Costs to be paid as stated in App.R. 24.
Pursuant to Ohio App.R. 30(A), the clerk of the court of appeals shall immediately
serve notice of this judgment upon all parties and make a note in the docket of the service.
Additionally, pursuant to App.R. 27, the clerk of the court of appeals shall send a certified
copy of this judgment, which constitutes a mandate, to the clerk of the trial court and note
the service on the appellate docket.
For the court,
MARY K. HUFFMAN, JUDGE
EPLEY, P.J., and LEWIS, J., concur. -2- OPINION MONTGOMERY C.A. No. 30417
JIMI STARGELL, Pro Se Appellant ROBIN A. JARVIS, Attorney for Appellee, Director, Ohio Dept. of Job and Family Servs.
HUFFMAN, J.
{¶ 1} Jimi Stargell appeals pro se from the trial court’s judgment affirming the decision
of the Ohio Unemployment Compensation Review Commission (“Commission”) disallowing
Stargell’s application for unemployment compensation. Because Stargell’s pro se brief fails
to comply with App.R. 16(A), the judgment of the trial court is affirmed.

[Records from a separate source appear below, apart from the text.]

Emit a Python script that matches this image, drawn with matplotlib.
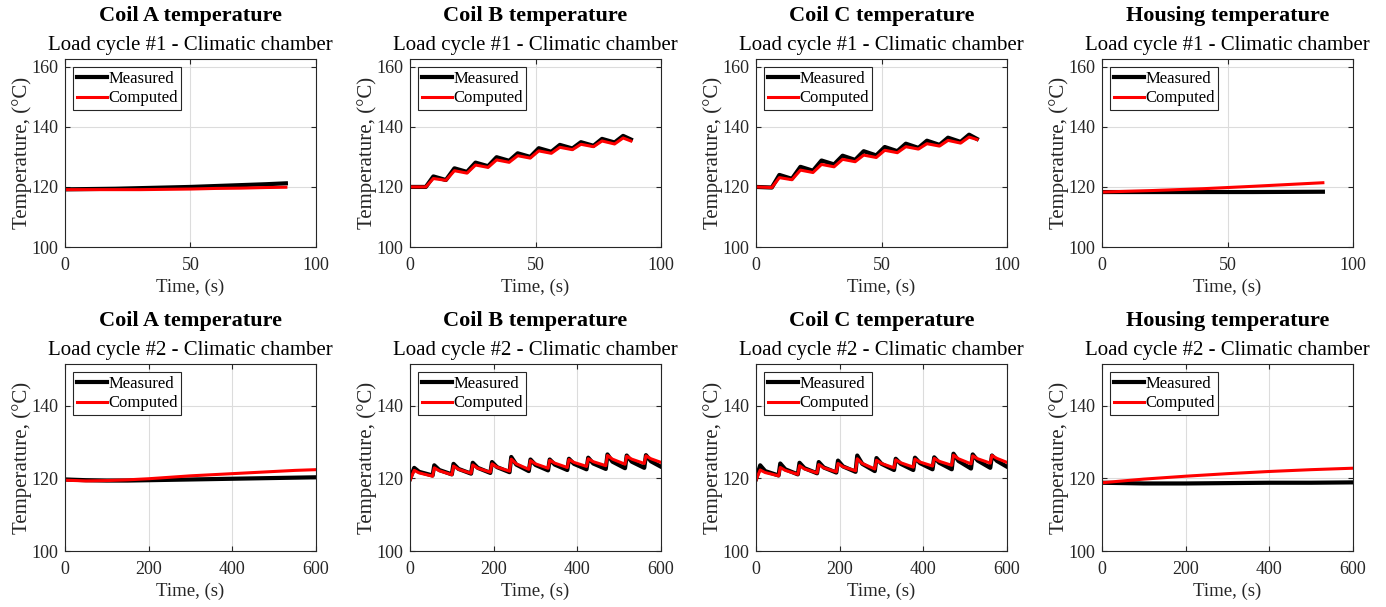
import matplotlib
matplotlib.use("Agg")
import matplotlib.pyplot as plt
from matplotlib.transforms import offset_copy

plt.rcParams['font.family'] = ['Liberation Serif', 'DejaVu Serif']

# ---------------- data ----------------
titles = ["Coil A temperature", "Coil B temperature", "Coil C temperature", "Housing temperature"]
subtitles = ["Load cycle #1 - Climatic chamber", "Load cycle #2 - Climatic chamber"]
legend_labels = ["Measured", "Computed"]

# Load cycle #1 (top row)
a1_t = [0, 10, 20, 30, 40, 50, 60, 70, 80, 88]
a1_meas = [119.2, 119.3, 119.4, 119.6, 119.8, 120.0, 120.3, 120.6, 120.9, 121.2]
a1_comp = [119.1, 119.1, 119.1, 119.1, 119.2, 119.3, 119.5, 119.6, 119.8, 119.9]

bc1_t = [0, 6.3, 9.3, 14.3, 17.7, 22.7, 26.1, 31.1, 34.5, 39.5, 42.9, 47.9,
         51.3, 56.3, 59.7, 64.7, 68.1, 73.1, 76.5, 81.5, 84.9, 88]
b1_meas = [120.0, 120.0, 123.5, 122.3, 126.2, 125.0, 128.1, 126.9, 129.9, 128.7, 131.2, 130.0,
           132.9, 131.7, 134.0, 132.8, 134.9, 133.7, 136.0, 134.8, 137.0, 135.8]
b1_comp = [120.0, 120.0, 122.8, 122.2, 125.4, 124.6, 127.3, 126.5, 129.0, 128.2, 130.4, 129.6,
           132.0, 131.2, 133.2, 132.4, 134.2, 133.4, 135.3, 134.3, 136.3, 135.3]
c1_meas = [120.0, 119.8, 124.0, 122.7, 126.7, 125.4, 128.8, 127.5, 130.4, 129.0, 131.9, 130.5,
           133.3, 131.9, 134.4, 133.0, 135.4, 134.0, 136.4, 135.0, 137.4, 136.0]
c1_comp = [120.0, 119.8, 123.1, 122.4, 125.6, 124.8, 127.5, 126.7, 129.2, 128.4, 130.6, 129.8,
           132.2, 131.4, 133.4, 132.6, 134.4, 133.6, 135.5, 134.6, 136.6, 135.8]

h1_t = [0, 20, 40, 60, 88]
h1_meas = [118.3, 118.3, 118.3, 118.3, 118.4]
h1_comp = [118.3, 118.8, 119.4, 120.2, 121.4]

# Load cycle #2 (bottom row)
a2_t = [0, 50, 100, 150, 200, 250, 300, 350, 400, 450, 500, 550, 600]
a2_meas = [119.7, 119.5, 119.4, 119.4, 119.5, 119.6, 119.7, 119.8, 119.9, 120.0, 120.1, 120.2, 120.3]
a2_comp = [119.5, 119.3, 119.4, 119.6, 119.9, 120.3, 120.7, 121.0, 121.3, 121.6, 121.9, 122.2, 122.4]

bc2_t = [0, 10, 22, 54, 58, 70, 100, 104, 116, 146, 150, 162, 192, 196, 208, 238,
         242, 254, 284, 288, 300, 330, 334, 346, 376, 380, 392, 422, 426, 438, 468,
         472, 484, 514, 518, 530, 560, 564, 576, 600]
b2_meas = [119.8, 122.9, 121.8, 120.8, 123.6, 122.3, 121.1, 124.0, 122.6, 121.3, 124.3, 122.9, 121.5,
           124.5, 123.1, 121.7, 125.9, 123.8, 122.0, 125.2, 123.7, 122.2, 125.2, 123.8, 122.3,
           125.4, 124.0, 122.5, 125.7, 124.1, 122.6, 126.6, 124.6, 122.8, 126.3, 124.6, 122.9,
           126.4, 124.7, 123.2]
b2_comp = [119.5, 122.2, 121.5, 120.6, 122.9, 122.1, 121.0, 123.4, 122.5, 121.4, 123.7, 122.8, 121.7,
           124.0, 123.1, 122.0, 125.3, 124.0, 122.5, 124.9, 124.0, 122.8, 125.0, 124.2, 123.0,
           125.2, 124.4, 123.3, 125.4, 124.6, 123.5, 126.3, 125.3, 123.9, 126.1, 125.3, 124.1,
           126.2, 125.4, 124.4]
c2_meas = [119.8, 123.6, 122.0, 120.8, 124.1, 122.5, 121.1, 124.3, 122.8, 121.4, 124.5, 123.0, 121.6,
           124.9, 123.3, 121.8, 126.3, 124.0, 122.0, 125.6, 124.0, 122.3, 125.4, 124.0, 122.3,
           125.7, 124.2, 122.5, 125.8, 124.3, 122.5, 126.8, 124.8, 122.7, 126.6, 124.9, 122.9,
           126.3, 124.8, 123.2]
c2_comp = [119.5, 122.3, 121.6, 120.7, 123.0, 122.2, 121.1, 123.5, 122.6, 121.5, 123.8, 122.9, 121.8,
           124.1, 123.2, 122.1, 125.4, 124.1, 122.6, 125.0, 124.1, 122.9, 125.1, 124.3, 123.1,
           125.3, 124.5, 123.4, 125.5, 124.7, 123.6, 126.4, 125.4, 124.0, 126.2, 125.4, 124.2,
           126.3, 125.5, 124.4]

h2_t = [0, 100, 200, 300, 400, 500, 600]
h2_meas = [118.8, 118.6, 118.6, 118.7, 118.8, 118.8, 118.9]
h2_comp = [118.8, 119.8, 120.6, 121.3, 121.9, 122.4, 122.8]

row1 = [(a1_t, a1_meas, a1_comp), (bc1_t, b1_meas, b1_comp), (bc1_t, c1_meas, c1_comp), (h1_t, h1_meas, h1_comp)]
row2 = [(a2_t, a2_meas, a2_comp), (bc2_t, b2_meas, b2_comp), (bc2_t, c2_meas, c2_comp), (h2_t, h2_meas, h2_comp)]

xlim1, xticks1 = (0, 100), [0, 50, 100]
xlim2, xticks2 = (0, 600), [0, 200, 400, 600]
ylim1, yticks1 = (100, 162.6), [100, 120, 140, 160]
ylim2, yticks2 = (100, 151.5), [100, 120, 140]

# ---------------- figure ----------------
W, H = 1386, 607
DPI = 100
fig = plt.figure(figsize=(W / DPI, H / DPI), dpi=DPI)
fig.patch.set_facecolor('white')

lefts = [65, 410, 756, 1102]
width = 251
rows = [(59, 247), (364, 551)]
dark = '#262626'


def px(ax, dx, dy):
    # offset in pixels -> points
    return offset_copy(ax.transAxes, fig=fig, x=dx * 72 / DPI, y=dy * 72 / DPI, units='points')


for r, (rowdata, xlim, xticks, ylim, yticks) in enumerate(
        [(row1, xlim1, xticks1, ylim1, yticks1), (row2, xlim2, xticks2, ylim2, yticks2)]):
    top, bot = rows[r]
    for c, (t, meas, comp) in enumerate(rowdata):
        ax = fig.add_axes([lefts[c] / W, (H - bot) / H, width / W, (bot - top) / H])
        ax.plot(t, meas, color='black', lw=3.0, label=legend_labels[0], solid_joinstyle='round')
        ax.plot(t, comp, color='#ff0000', lw=2.2, label=legend_labels[1], solid_joinstyle='round')
        ax.set_xlim(*xlim)
        ax.set_ylim(*ylim)
        ax.set_xticks(xticks)
        ax.set_yticks(yticks)
        ax.grid(True, color='#dcdcdc', lw=0.8)
        ax.set_axisbelow(True)
        ax.tick_params(direction='in', top=True, right=True, length=3.5, width=0.8,
                       labelsize=13, colors=dark, labelcolor=dark)
        ax.tick_params(axis='y', pad=5)
        ax.tick_params(axis='x', pad=7)
        for s in ax.spines.values():
            s.set_color(dark)
            s.set_linewidth(0.8)
        ax.text(0.5, 1.0, titles[c], transform=px(ax, 0, 43), ha='center', va='center',
                fontsize=16, fontweight='bold', color='black')
        ax.text(0.5, 1.0, subtitles[r], transform=px(ax, 0, 14), ha='center', va='center',
                fontsize=15, color='black')
        ax.text(0.5, 0.0, "Time, (s)", transform=px(ax, 0, -40), ha='center', va='center',
                fontsize=13.5, color=dark)
        ax.text(0.0, 0.5, "Temperature, (°C)", transform=px(ax, -43, 0), ha='center', va='center',
                rotation=90, fontsize=15, color=dark)
        leg = ax.legend(loc='upper left', bbox_to_anchor=(0.0, 1.0), fontsize=12, frameon=True,
                        fancybox=False, edgecolor=dark, framealpha=1.0, borderpad=0.2,
                        handlelength=1.8, handletextpad=0.1, labelspacing=0.22,
                        borderaxespad=0.5)
        leg.get_frame().set_linewidth(0.8)

fig.savefig("out.png", dpi=DPI, facecolor='white')
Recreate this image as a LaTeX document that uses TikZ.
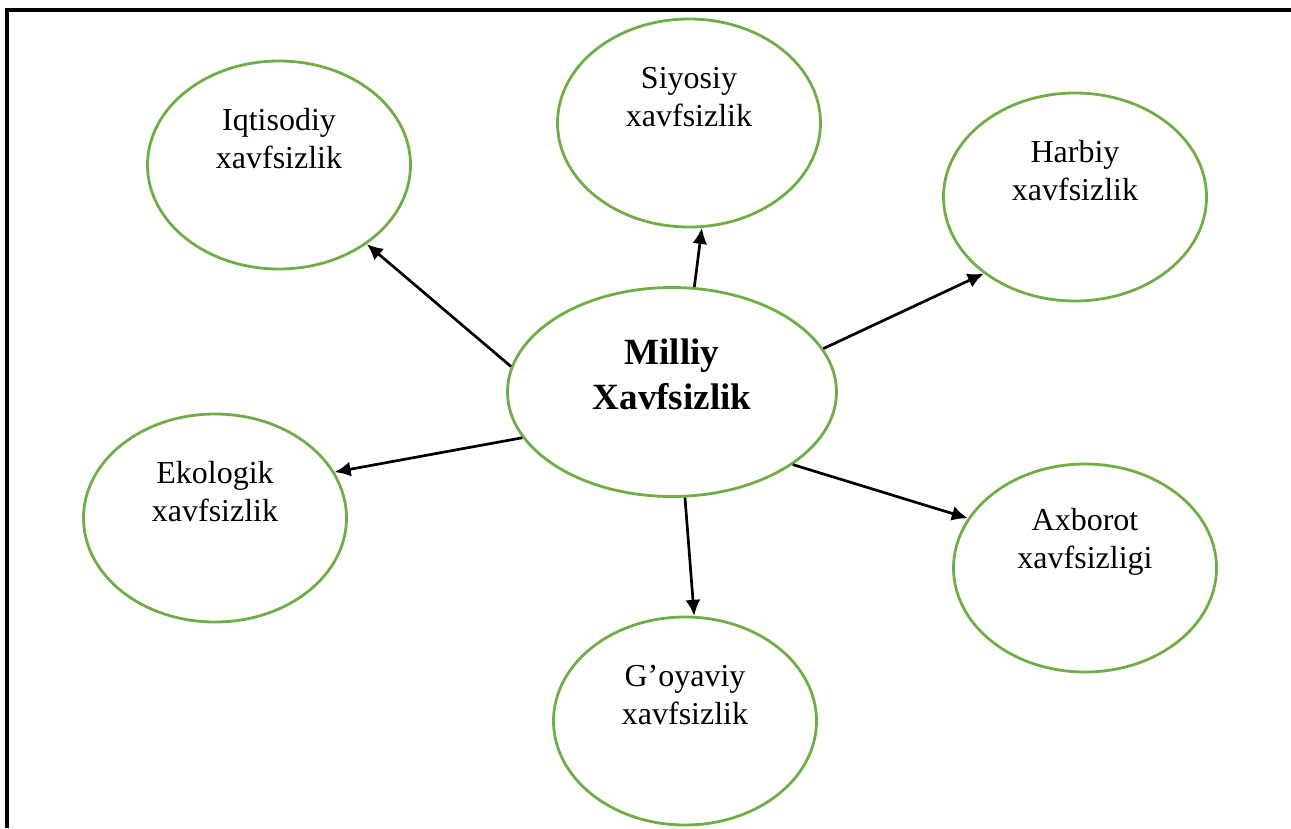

Facts and Procedural History
{¶ 2} Stargell was employed with FST Express, Inc., (“FST”) as an over-the-road
truck driver from January 16, 2023, until December 29, 2023. Following Stargell’s discharge
from employment with FST, he filed an application for unemployment compensation with the
Ohio Department of Job and Family Services (“ODJFS”). ODJFS initially found that Stargell
had been discharged without just cause. FST appealed. ODJFS affirmed its previous
decision in its redetermination, and FST appealed the redetermination to the Commission.
An evidentiary hearing occurred on March 25, 2024, and the hearing officer determined that
Stargell had been discharged with just cause. The Commission affirmed the decision of the
hearing officer. Stargell appealed the Commission’s decision to the trial court, which
affirmed. This appeal followed.
Discussion
{¶ 3} On appeal, Stargell acknowledges that he failed to deliver two truckloads at the
appointed time in the course of his employment with FST, once due to fatigue and once due
to a personal reason, and he makes a vague argument regarding “discrimination.” Stargell -3- also acknowledges that he failed to pick up a “backhaul load” as scheduled because,
according to him, had he done so, he would have missed a scheduled appointment at the
Veterans Administration. Stargell’s brief, however, lacks any recognizable assignments of
error, citations to the record, citations to authority, or discernable arguments.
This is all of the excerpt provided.